Most of the laboratories (65.2%; 30 of 46) have no formal system in place to ensure radiologic-pathologic correlation in the pathology department, but when such a mechanism is in place (34.8%; 16 of 46 institutions), the most frequent mechanism used is to discuss the incongruent case with the radiologist (56.3%; 9 of 16) responsible for the biopsy (Table 4). Surprisingly, there appears to be no significant difference in correlation rates depending on whether such a system is in place. It is not clear why a lack of a formal system for correlation does not affect the correlation rate; perhaps, it is because radiologists perform the correlation because they are required by the Mammography Quality Standards Act26 to have some formal system in place. Currently, there is no regulatory requirement in place for pathologists to have a system in place, and the awareness of the existence of such a system in radiology may be influencing pathologist behavior, regarding active participation in radiologic-pathologic correlation. However, not all needle core breast biopsies are being performed by the radiologists, not all breast biopsy pathology reports get to the radiologist(s) for correlation with findings on imaging, and perhaps not all radiologists perform radiologic-pathologic correlation. Therefore, it is a good practice for pathologists to evaluate breast biopsy specimens for correlation with the stated breast-imaging findings. Of note, for cases determined to have no correlation by the pathologists, the pathologist indicated that lack of correlation in 53.6% (37 of 69) of the reports, and indicated additional steps taken to evaluate the specimen in 53.7% (36 of 67) of the cases (Table 2). We consider documenting a lack of correlation and additional steps taken to ensure correlation in the pathology report a good practice. Such documentation may also be useful for risk management if there is a significant delay in diagnosing a malignancy because of inadequate radiologic sampling of the lesion.

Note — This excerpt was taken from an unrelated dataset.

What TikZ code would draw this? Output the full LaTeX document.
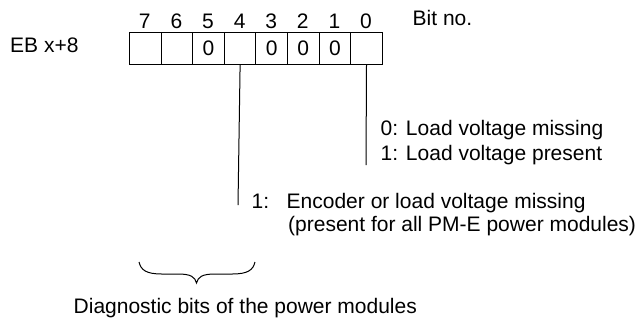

This study has some inherent limitation because the data are self-reported. We also did not ask for follow-up information on the cases to evaluate whether follow-up breast imaging or surgical excision confirmed the participants' judgment of correlation for all cases. As such, we are unable to determine the false-negative and false-positive correlation. We attempted to mitigate this by evaluating the correlation rates based on specific pathologic findings that may correlate with specific radiologic findings (Table 7); however, lack of follow-up information limits the conclusion that may be drawn from the data. The sample size may be another limitation of this study. Lastly, most of the data (76.1%; 35 of 46) came from laboratories in institutions with 300 or fewer beds, which may skew that data somewhat toward smaller institutions. In spite of these apparent limitations, we believe that the data provide a glimpse into the practice patterns of pathologists from multiple institutions regarding radiologic-pathologic correlations in breast biopsies.